The long awaited housing bailout will be announced today. The biggest issues surround which homeowners win and which homeowners lose. The biggest losers will be homeowners who have been living in their homes for a long time and making their payments. They will get nothing and will help pay the loans of home owners in trouble.

The big question is will the Obama plan include homeowners who put nothing down, have no job, and no assets and received a mortgage--NINJA loans. The next group in trouble are homeowners that simply cannot afford their home. Will the homeowners who never were going to be able to afford the home they purchased get bailed out? The current estimate is a whopping 3 million homeowners fall into these categories. Should they be bailed out? Or, should the lenders be forced to eat the loans.

The most vulnerable group are homeowners that are making payments but now see their houses underwater. The first question I would ask is how did they get there? My mother has a neighbor with a house that is $150,000 underwater. However, prior to that purchase she sold a house and realized a gross gain of $550,000. Should she receive help?

It is now estimated that about 10 million homeowners are making their payments but own homes that are worth less than the mortgage they are paying.

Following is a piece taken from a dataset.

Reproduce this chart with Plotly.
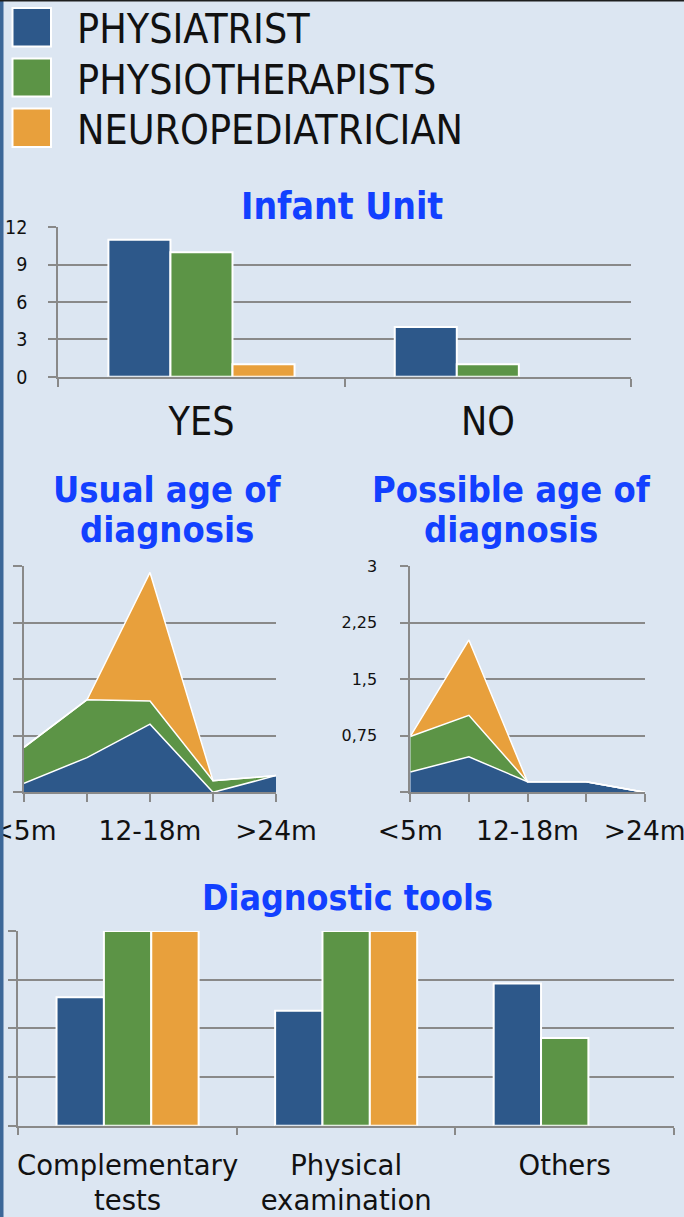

It appears they get nothing in the housing bailout. Once they see deadbeats and fools getting bailed out will they decide to walk away from their mortgage? If they do, the housing bailout will ultimately fail. This will occur because the housing market will continue to worsen for years and be a continued drag on the economy? Or will it?

Housing accounts for about 6 percent of Gross Domestic Product. Meanwhile, retail sales accounts for 66 percent. Are we focusing in the right place?

Is the housing bailout about consumers or is it about banks. I think you already know the answer.

Your thoughts, perspective and comments are welcome.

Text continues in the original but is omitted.